PROBLEM STATEMENT.
Each line containing the word "with" should be found and copied.

DATA SUPPLIED.
-- begin --

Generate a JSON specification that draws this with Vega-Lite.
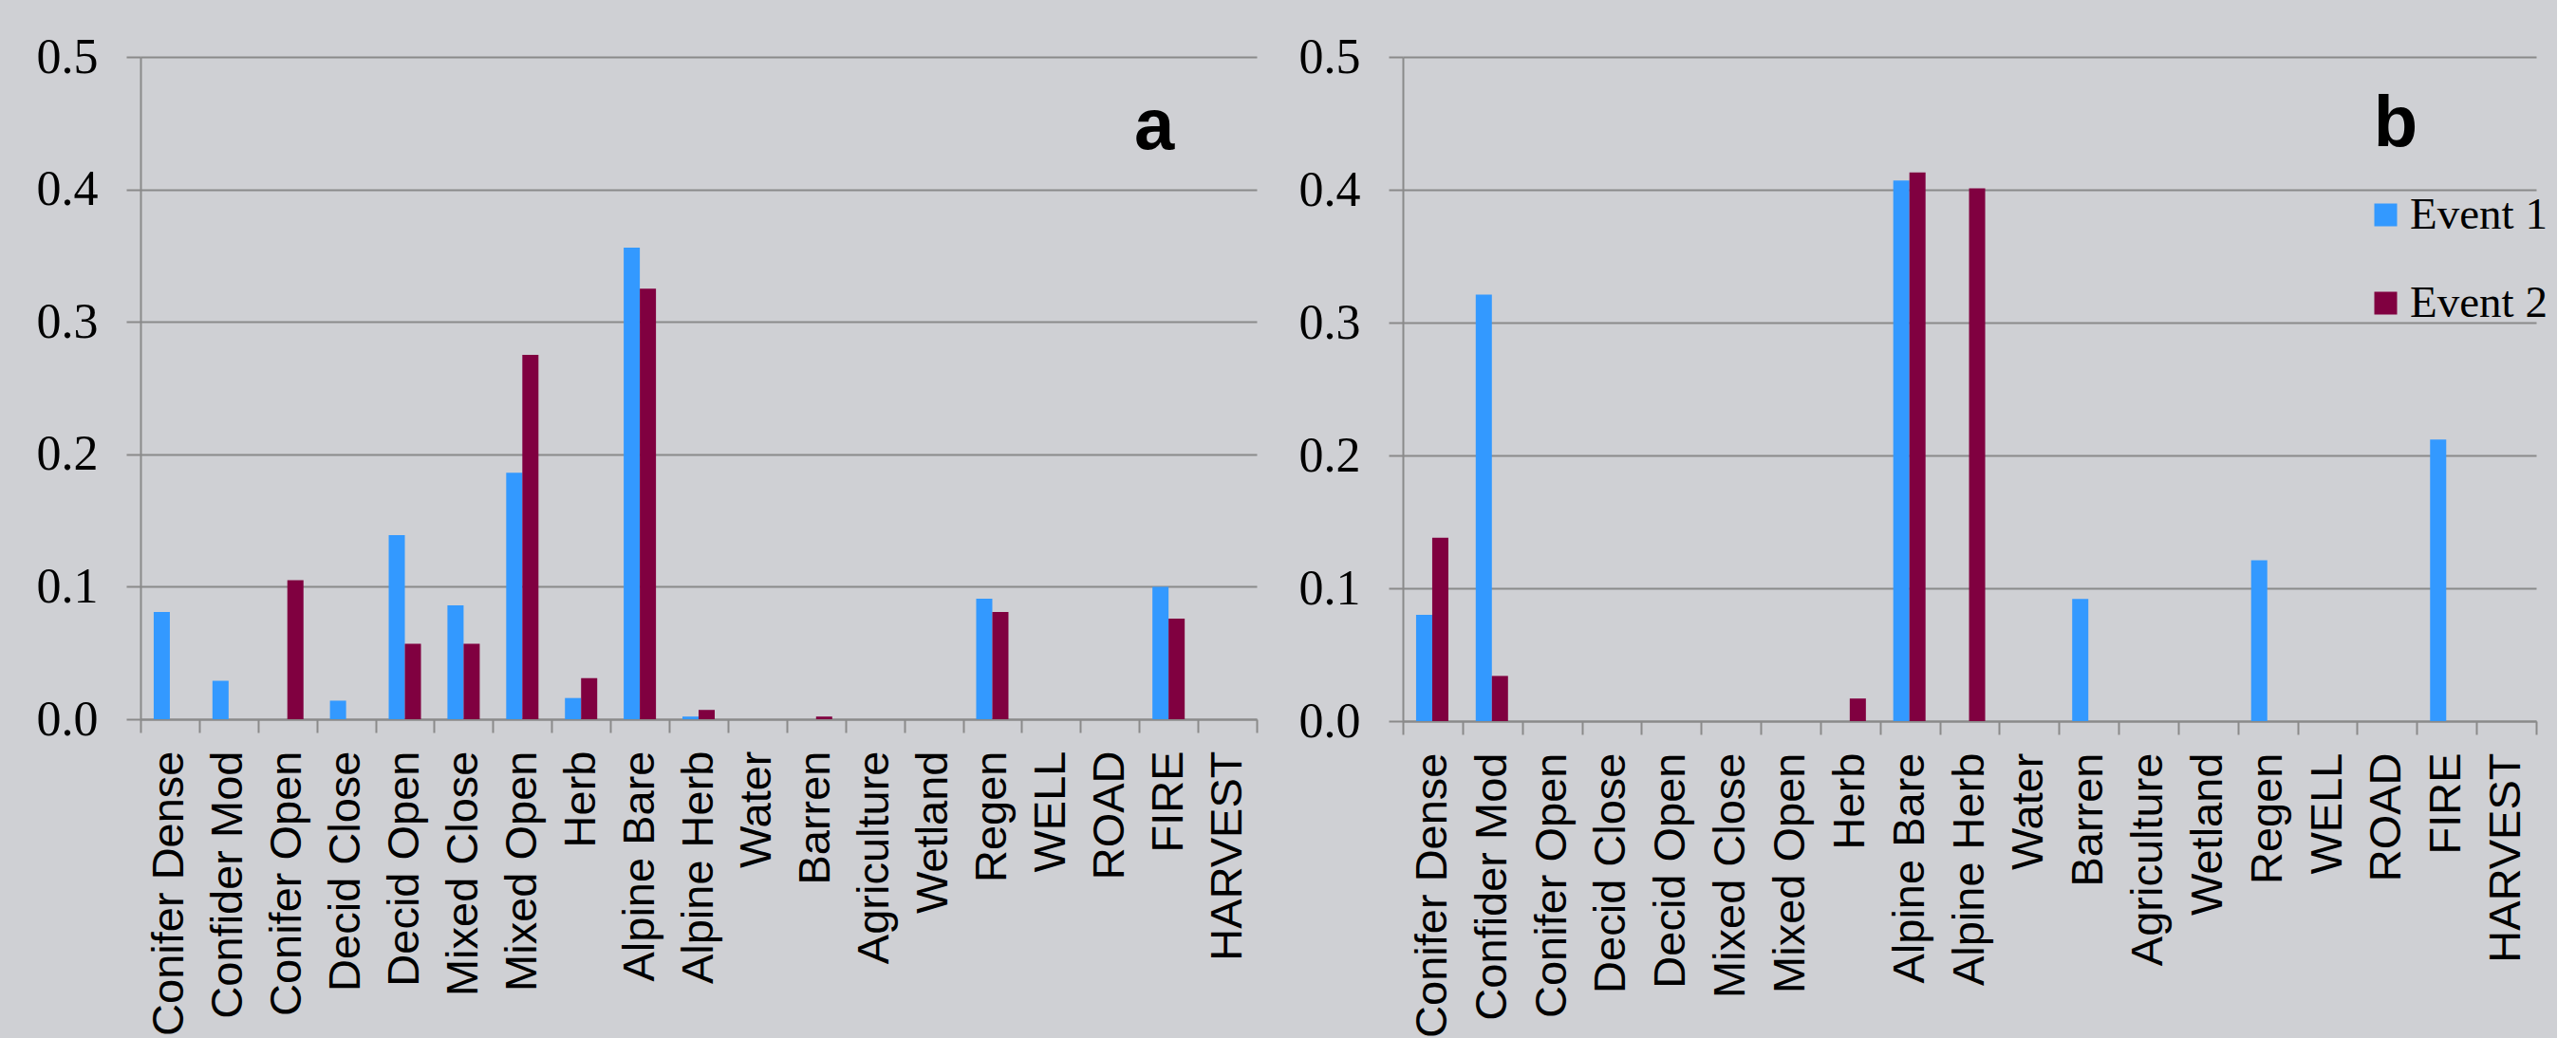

-- end --
-- begin --

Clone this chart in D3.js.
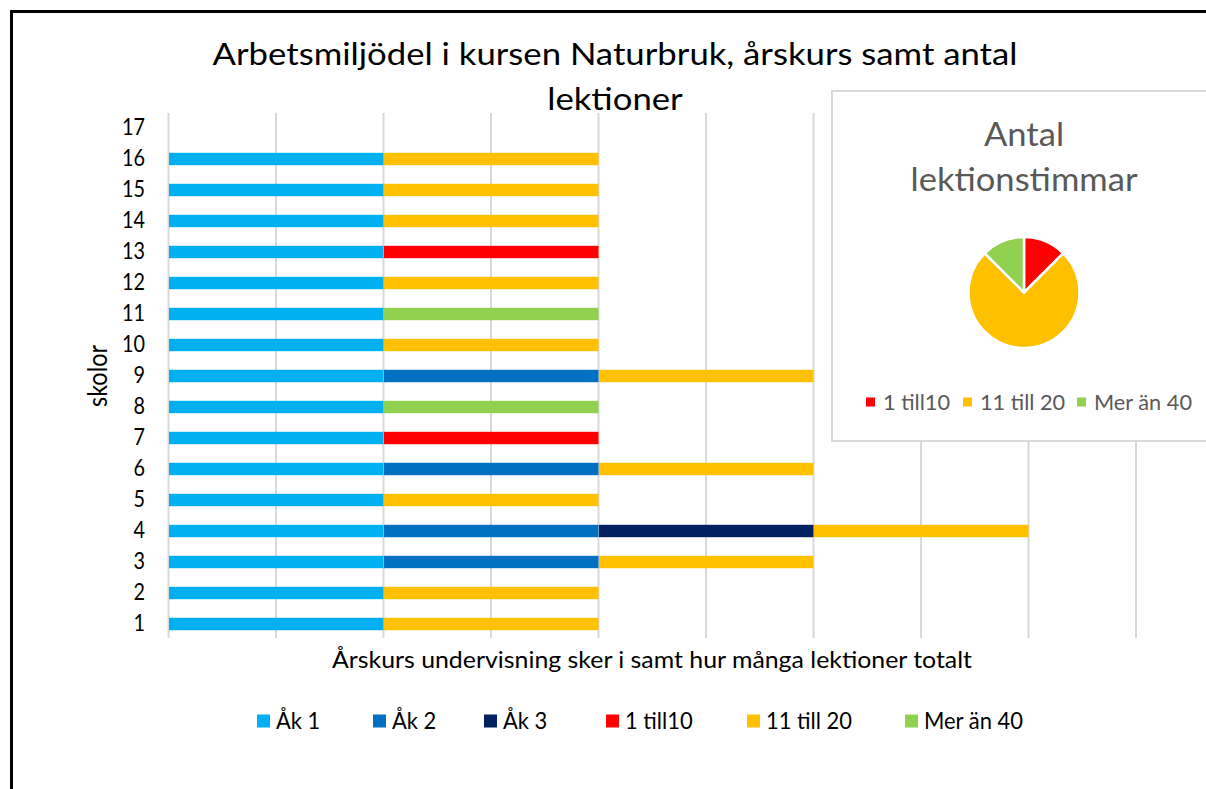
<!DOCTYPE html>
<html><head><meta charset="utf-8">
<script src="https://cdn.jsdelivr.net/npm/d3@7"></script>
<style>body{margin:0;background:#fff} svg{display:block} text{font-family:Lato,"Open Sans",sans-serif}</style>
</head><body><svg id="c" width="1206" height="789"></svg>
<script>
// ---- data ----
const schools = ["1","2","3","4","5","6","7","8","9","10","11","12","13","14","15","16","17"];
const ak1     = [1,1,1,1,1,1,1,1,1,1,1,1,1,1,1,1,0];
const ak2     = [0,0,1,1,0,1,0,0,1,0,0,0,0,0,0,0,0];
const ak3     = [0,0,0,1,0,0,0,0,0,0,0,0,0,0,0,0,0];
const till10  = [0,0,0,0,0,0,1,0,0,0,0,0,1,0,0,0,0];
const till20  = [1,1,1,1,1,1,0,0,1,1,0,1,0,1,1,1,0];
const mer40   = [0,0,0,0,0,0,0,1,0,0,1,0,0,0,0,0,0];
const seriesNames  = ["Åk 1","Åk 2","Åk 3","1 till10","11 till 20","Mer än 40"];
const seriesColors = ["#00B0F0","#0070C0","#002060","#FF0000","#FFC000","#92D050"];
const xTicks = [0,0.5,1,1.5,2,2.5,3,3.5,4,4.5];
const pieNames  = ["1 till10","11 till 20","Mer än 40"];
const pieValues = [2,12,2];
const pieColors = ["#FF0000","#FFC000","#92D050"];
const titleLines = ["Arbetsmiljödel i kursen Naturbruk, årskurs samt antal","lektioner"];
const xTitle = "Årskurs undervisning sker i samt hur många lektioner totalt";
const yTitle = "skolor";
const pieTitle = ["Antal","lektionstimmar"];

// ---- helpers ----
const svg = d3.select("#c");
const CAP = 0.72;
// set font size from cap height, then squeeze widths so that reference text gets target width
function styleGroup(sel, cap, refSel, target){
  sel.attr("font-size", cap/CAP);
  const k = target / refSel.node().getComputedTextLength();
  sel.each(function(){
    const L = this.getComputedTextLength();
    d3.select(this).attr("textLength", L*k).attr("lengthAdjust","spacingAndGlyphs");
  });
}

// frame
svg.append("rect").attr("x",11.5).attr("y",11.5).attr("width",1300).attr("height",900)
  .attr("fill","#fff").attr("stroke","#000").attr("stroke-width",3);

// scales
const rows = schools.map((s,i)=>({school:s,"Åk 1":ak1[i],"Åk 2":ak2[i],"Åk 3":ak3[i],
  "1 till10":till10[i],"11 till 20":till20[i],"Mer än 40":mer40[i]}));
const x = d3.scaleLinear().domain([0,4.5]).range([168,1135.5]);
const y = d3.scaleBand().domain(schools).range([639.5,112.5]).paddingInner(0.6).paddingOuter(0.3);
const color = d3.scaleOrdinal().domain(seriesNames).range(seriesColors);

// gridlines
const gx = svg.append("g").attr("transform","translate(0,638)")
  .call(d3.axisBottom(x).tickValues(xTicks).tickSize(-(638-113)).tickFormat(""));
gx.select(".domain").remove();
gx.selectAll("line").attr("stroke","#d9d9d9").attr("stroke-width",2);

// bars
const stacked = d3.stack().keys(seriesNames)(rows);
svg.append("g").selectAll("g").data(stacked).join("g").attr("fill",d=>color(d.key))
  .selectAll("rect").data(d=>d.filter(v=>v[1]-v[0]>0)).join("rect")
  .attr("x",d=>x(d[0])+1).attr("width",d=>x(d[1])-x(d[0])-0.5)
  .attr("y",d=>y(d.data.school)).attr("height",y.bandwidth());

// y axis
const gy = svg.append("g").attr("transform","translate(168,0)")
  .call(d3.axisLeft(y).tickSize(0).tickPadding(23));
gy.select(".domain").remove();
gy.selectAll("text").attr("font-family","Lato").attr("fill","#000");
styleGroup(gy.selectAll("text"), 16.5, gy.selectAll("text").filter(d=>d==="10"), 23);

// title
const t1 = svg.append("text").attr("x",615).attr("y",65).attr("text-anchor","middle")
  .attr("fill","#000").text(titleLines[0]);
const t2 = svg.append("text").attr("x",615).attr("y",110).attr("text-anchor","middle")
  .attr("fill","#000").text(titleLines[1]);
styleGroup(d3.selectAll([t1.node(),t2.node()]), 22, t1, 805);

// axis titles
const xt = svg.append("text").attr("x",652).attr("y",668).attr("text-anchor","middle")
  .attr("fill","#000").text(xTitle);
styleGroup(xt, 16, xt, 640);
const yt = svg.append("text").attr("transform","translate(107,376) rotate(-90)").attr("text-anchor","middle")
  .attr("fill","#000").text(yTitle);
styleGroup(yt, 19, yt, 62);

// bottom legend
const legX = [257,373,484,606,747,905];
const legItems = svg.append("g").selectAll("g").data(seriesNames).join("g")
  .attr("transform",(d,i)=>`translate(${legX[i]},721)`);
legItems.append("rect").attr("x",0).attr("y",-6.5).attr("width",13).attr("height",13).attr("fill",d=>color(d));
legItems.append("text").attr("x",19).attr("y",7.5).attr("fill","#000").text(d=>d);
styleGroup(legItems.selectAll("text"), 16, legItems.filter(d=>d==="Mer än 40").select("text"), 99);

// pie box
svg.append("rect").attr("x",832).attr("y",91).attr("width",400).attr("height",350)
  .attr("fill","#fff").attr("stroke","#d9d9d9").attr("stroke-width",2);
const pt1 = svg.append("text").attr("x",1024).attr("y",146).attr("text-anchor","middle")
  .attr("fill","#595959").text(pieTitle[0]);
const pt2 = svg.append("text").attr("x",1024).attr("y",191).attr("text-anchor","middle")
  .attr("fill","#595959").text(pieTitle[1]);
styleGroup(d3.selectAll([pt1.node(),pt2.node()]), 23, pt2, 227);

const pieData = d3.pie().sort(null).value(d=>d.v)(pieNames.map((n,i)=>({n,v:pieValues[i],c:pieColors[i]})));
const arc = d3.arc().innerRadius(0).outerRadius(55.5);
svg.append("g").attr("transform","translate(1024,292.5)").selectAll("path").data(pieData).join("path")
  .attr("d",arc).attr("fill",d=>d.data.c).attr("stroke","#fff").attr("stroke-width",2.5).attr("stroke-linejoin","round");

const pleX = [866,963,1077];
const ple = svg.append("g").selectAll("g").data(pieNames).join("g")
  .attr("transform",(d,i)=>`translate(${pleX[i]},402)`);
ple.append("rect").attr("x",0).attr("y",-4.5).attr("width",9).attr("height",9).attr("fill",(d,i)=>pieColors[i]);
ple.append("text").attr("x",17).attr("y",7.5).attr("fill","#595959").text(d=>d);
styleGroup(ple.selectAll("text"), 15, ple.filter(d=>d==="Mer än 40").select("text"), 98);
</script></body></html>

-- end --
-- begin --

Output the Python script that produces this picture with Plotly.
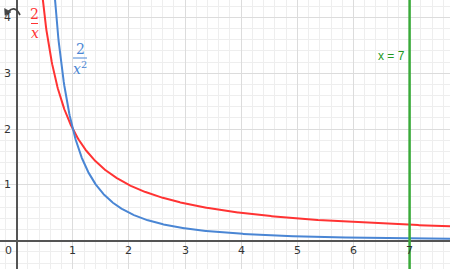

-- end --

ANSWER BELOW.
Generate a JSON specification that draws this with Vega-Lite.
Output the Python script that produces this picture with Plotly.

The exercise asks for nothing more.